1.6 SIGNIFICANCE OF THE STUDY
The researchers will try to find out the extent to which attitudes toward physics laboratories, motivation and amotivation affect the performance of students in some selected senior secondary schools in Somolu Local Government Area of Lagos State.
The knowledge gained or knowledge that would be acquired from the study may help the teachers and educational administrators determine the reason why some schools find it difficult to effectively achieve adequate level of performance in physics as a subject. It will serve as a way of increasing the rate of students’ permanent retention of knowledge.
This study will also help to discover how motivation can be stimulated in the learners thereby leading to maximum classroom engagement and greater achievement in physics. It will further help teachers to realize the type of behaviour they can exhibit in order to enhance the learners’ characteristics toward the learning of physics and they will also be able to realize what teaching method each student needs for the successful learning of physics.
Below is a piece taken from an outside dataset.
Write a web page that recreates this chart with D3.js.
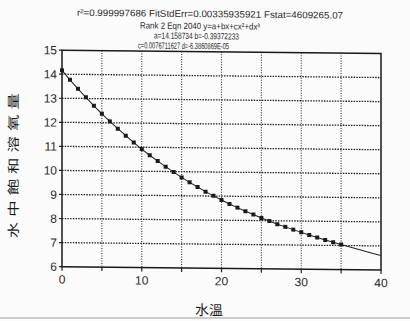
<!DOCTYPE html>
<html>
<head>
<meta charset="utf-8">
<script src="https://cdn.jsdelivr.net/npm/d3@7"></script>
<style>
  html, body { margin: 0; padding: 0; background: #fbfbfb; }
  svg { display: block; }
  .num { font-family: "Liberation Sans", Arial, sans-serif; fill: #2a2a2a; }
  .cjk { font-family: "Noto Sans CJK TC", "Noto Sans CJK SC", sans-serif; fill: #1a1a1a; }
</style>
</head>
<body>
<svg id="chart" width="410" height="321"></svg>
<script>
// water temperature (deg C) and saturated dissolved oxygen (mg/L)
const temps = [0,1,2,3,4,5,6,7,8,9,10,11,12,13,14,15,16,17,18,19,20,21,22,23,24,25,26,27,28,29,30,31,32,33,34,35];
const oxygen = [14.16,13.77,13.40,13.05,12.70,12.37,12.06,11.76,11.47,11.19,10.92,10.67,10.43,10.20,9.98,9.76,
                9.56,9.37,9.18,9.01,8.84,8.68,8.53,8.38,8.25,8.11,7.99,7.86,7.75,7.64,7.53,7.42,7.32,7.22,7.13,7.04];
// fitted curve continues past the last sample
const fitTemps = [35,36,37,38,39,40];
const fitOxygen = [7.04,6.95,6.86,6.77,6.68,6.60];

const xTicks = [0,10,20,30,40];
const xMinor = [0,5,10,15,20,25,30,35,40];
const yTicks = [6,7,8,9,10,11,12,13,14,15];

const titleLines = [
    "r²=0.999997686  FitStdErr=0.00335935921  Fstat=4609265.07",
    "Rank 2  Eqn 2040  y=a+bx+cx²+dx³",
    "a=14.158734 b=-0.39372233",
    "c=0.0076711627 d=-6.3860869E-05"
];
const yLabel = "水中飽和溶氧量";
const xLabel = "水溫";

const svg = d3.select("#chart");
const plotL = 62, plotR = 381, plotT = 49.5, plotB = 266;

const x = d3.scaleLinear().domain([0, 40]).range([plotL, plotR]);
const y = d3.scaleLinear().domain([6, 15]).range([plotB, plotT]);

// the scan is slightly tilted
const g = svg.append("g").attr("transform", "skewY(0.6)");

// grid
g.append("g").selectAll("line")
    .data(yTicks.slice(1, -1)).enter().append("line")
    .attr("x1", plotL).attr("x2", plotR)
    .attr("y1", d => y(d)).attr("y2", d => y(d))
    .attr("stroke", "#222").attr("stroke-width", 1.3)
    .attr("stroke-dasharray", "1.5,1.2");

g.append("g").selectAll("line")
    .data(xMinor.slice(1, -1)).enter().append("line")
    .attr("x1", d => x(d)).attr("x2", d => x(d))
    .attr("y1", plotT).attr("y2", plotB)
    .attr("stroke", "#333").attr("stroke-width", 1.1)
    .attr("stroke-dasharray", "1,1.5");

// frame
g.append("rect")
    .attr("x", plotL).attr("y", plotT)
    .attr("width", plotR - plotL).attr("height", plotB - plotT)
    .attr("fill", "none").attr("stroke", "#1a1a1a").attr("stroke-width", 1.5);

// ticks
g.append("g").selectAll("line")
    .data(xMinor).enter().append("line")
    .attr("x1", d => x(d)).attr("x2", d => x(d))
    .attr("y1", plotB).attr("y2", plotB + 4)
    .attr("stroke", "#222").attr("stroke-width", 1.2);

g.append("g").selectAll("line")
    .data(yTicks).enter().append("line")
    .attr("x1", plotL - 3).attr("x2", plotL)
    .attr("y1", d => y(d)).attr("y2", d => y(d))
    .attr("stroke", "#222").attr("stroke-width", 1.2);

// tick labels
g.append("g").selectAll("text")
    .data(yTicks).enter().append("text").attr("class", "num")
    .attr("x", plotL - 5).attr("y", d => y(d)).attr("dy", "0.36em")
    .attr("text-anchor", "end").attr("font-size", 12)
    .text(d => d);

g.append("g").selectAll("text")
    .data(xTicks).enter().append("text").attr("class", "num")
    .attr("x", d => x(d)).attr("y", plotB + 17)
    .attr("text-anchor", "middle").attr("font-size", 12)
    .text(d => d);

// fitted line and samples
const line = d3.line().x(d => x(d[0])).y(d => y(d[1]));
const fitPts = temps.map((t, i) => [t, oxygen[i]]).concat(fitTemps.slice(1).map((t, i) => [t, fitOxygen[i + 1]]));
g.append("path")
    .attr("d", line(fitPts))
    .attr("fill", "none").attr("stroke", "#222").attr("stroke-width", 1);

g.append("g").selectAll("rect")
    .data(temps).enter().append("rect")
    .attr("x", d => x(d) - 2).attr("y", (d, i) => y(oxygen[i]) - 2)
    .attr("width", 4).attr("height", 4)
    .attr("fill", "#1a1a1a");

// header
const titleY = [15, 27, 37, 47];
const titleW = [266, 120, 85, 91];
g.append("g").selectAll("text")
    .data(titleLines).enter().append("text").attr("class", "num")
    .attr("x", (d, i) => [210, 200, 196.5, 183.5][i])
    .attr("y", (d, i) => titleY[i])
    .attr("text-anchor", "middle").attr("font-size", (d, i) => i === 0 ? 9.5 : 9)
    .attr("textLength", (d, i) => titleW[i]).attr("lengthAdjust", "spacingAndGlyphs")
    .text(d => d);

// axis titles
g.append("text").attr("class", "cjk")
    .attr("transform", "translate(18,163) rotate(-90) scale(1.3,1)")
    .attr("text-anchor", "middle").attr("font-size", 12.5)
    .attr("letter-spacing", 4)
    .text(yLabel);

g.append("text").attr("class", "cjk")
    .attr("x", 209).attr("y", 313)
    .attr("text-anchor", "middle").attr("font-size", 14)
    .text(xLabel);

// scan edge at the bottom
svg.append("line")
    .attr("x1", 0).attr("x2", 410).attr("y1", 318).attr("y2", 318)
    .attr("stroke", "#bbb").attr("stroke-width", 1.5);
</script>
</body>
</html>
1.7 SCOPE AND LIMITATION OF THE STUDY
For the purpose of this study, the investigation will be limited to senior secondary school two (SSII) physics students in selected secondary schools in Somolu Local Government Area of Lagos State. As a result of the numerous schools in this local government, ten schools would be selected which includes both single and mixed schools.
1.8 OPERATIONAL DEFINITION OF TERMS
Attitude: A way of thinking or acting
Characteristics: Distinguished features of performance. It may be slow or fast learners, individual differences in rate of aptitude, background, home environment, provision of textbooks and readiness to learn.
Motivation: Something that makes a person choose to act in a particular way; a reason.
Learner: One who aspires to gain knowledge through learning.
Amotivation: diminished inspiration to participate in social situations and activities, with lapses in apathy caused by an external event, situation, substance (or lack of), relationship, or other cause.